● **Dataset extract**
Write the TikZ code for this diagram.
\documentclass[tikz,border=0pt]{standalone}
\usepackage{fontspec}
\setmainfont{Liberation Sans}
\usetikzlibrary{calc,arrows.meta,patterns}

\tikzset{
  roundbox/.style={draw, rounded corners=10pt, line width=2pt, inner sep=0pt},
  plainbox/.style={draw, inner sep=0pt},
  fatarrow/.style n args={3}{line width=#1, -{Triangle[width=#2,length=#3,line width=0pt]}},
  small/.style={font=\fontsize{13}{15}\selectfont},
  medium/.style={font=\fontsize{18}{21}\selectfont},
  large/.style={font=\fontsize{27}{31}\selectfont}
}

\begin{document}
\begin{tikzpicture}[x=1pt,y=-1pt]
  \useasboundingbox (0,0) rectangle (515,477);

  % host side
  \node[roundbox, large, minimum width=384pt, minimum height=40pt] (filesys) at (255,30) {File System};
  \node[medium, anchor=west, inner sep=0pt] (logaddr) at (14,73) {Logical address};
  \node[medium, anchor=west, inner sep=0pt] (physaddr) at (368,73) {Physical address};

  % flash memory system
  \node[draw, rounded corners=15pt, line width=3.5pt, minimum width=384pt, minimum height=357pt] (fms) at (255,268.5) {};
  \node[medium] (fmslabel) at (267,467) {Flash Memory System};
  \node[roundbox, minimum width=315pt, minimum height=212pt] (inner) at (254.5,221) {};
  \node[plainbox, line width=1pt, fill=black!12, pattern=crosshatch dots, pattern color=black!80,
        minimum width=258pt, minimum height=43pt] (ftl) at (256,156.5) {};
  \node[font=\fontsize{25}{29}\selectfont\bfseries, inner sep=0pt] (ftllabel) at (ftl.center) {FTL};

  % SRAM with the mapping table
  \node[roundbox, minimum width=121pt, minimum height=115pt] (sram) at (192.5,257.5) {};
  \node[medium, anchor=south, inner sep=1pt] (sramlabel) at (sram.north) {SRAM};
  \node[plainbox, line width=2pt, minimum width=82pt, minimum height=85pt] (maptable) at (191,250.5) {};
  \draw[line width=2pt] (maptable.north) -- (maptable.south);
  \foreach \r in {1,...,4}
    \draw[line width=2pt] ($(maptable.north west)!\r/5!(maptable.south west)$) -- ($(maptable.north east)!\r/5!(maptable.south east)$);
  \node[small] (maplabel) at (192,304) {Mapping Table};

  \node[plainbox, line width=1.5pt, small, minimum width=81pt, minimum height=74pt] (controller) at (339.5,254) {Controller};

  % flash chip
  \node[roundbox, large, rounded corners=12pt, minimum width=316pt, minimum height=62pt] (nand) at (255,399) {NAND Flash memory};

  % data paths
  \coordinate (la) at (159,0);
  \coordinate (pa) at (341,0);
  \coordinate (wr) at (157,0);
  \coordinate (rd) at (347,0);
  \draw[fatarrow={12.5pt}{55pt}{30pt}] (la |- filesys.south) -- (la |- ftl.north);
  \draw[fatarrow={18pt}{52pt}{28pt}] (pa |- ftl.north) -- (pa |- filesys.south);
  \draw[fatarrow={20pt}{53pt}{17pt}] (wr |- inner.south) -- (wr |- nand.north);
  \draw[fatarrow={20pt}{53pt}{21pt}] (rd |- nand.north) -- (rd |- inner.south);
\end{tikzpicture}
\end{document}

● **Written instruction**
Can you write out the lines above, from the first one through the one containing "inner sep=0pt] (physaddr)", exactly as they appear and nothing more?

● **Finished answer**
Write the TikZ code for this diagram.
\documentclass[tikz,border=0pt]{standalone}
\usepackage{fontspec}
\setmainfont{Liberation Sans}
\usetikzlibrary{calc,arrows.meta,patterns}

\tikzset{
  roundbox/.style={draw, rounded corners=10pt, line width=2pt, inner sep=0pt},
  plainbox/.style={draw, inner sep=0pt},
  fatarrow/.style n args={3}{line width=#1, -{Triangle[width=#2,length=#3,line width=0pt]}},
  small/.style={font=\fontsize{13}{15}\selectfont},
  medium/.style={font=\fontsize{18}{21}\selectfont},
  large/.style={font=\fontsize{27}{31}\selectfont}
}

\begin{document}
\begin{tikzpicture}[x=1pt,y=-1pt]
  \useasboundingbox (0,0) rectangle (515,477);

  % host side
  \node[roundbox, large, minimum width=384pt, minimum height=40pt] (filesys) at (255,30) {File System};
  \node[medium, anchor=west, inner sep=0pt] (logaddr) at (14,73) {Logical address};
  \node[medium, anchor=west, inner sep=0pt] (physaddr) at (368,73) {Physical address};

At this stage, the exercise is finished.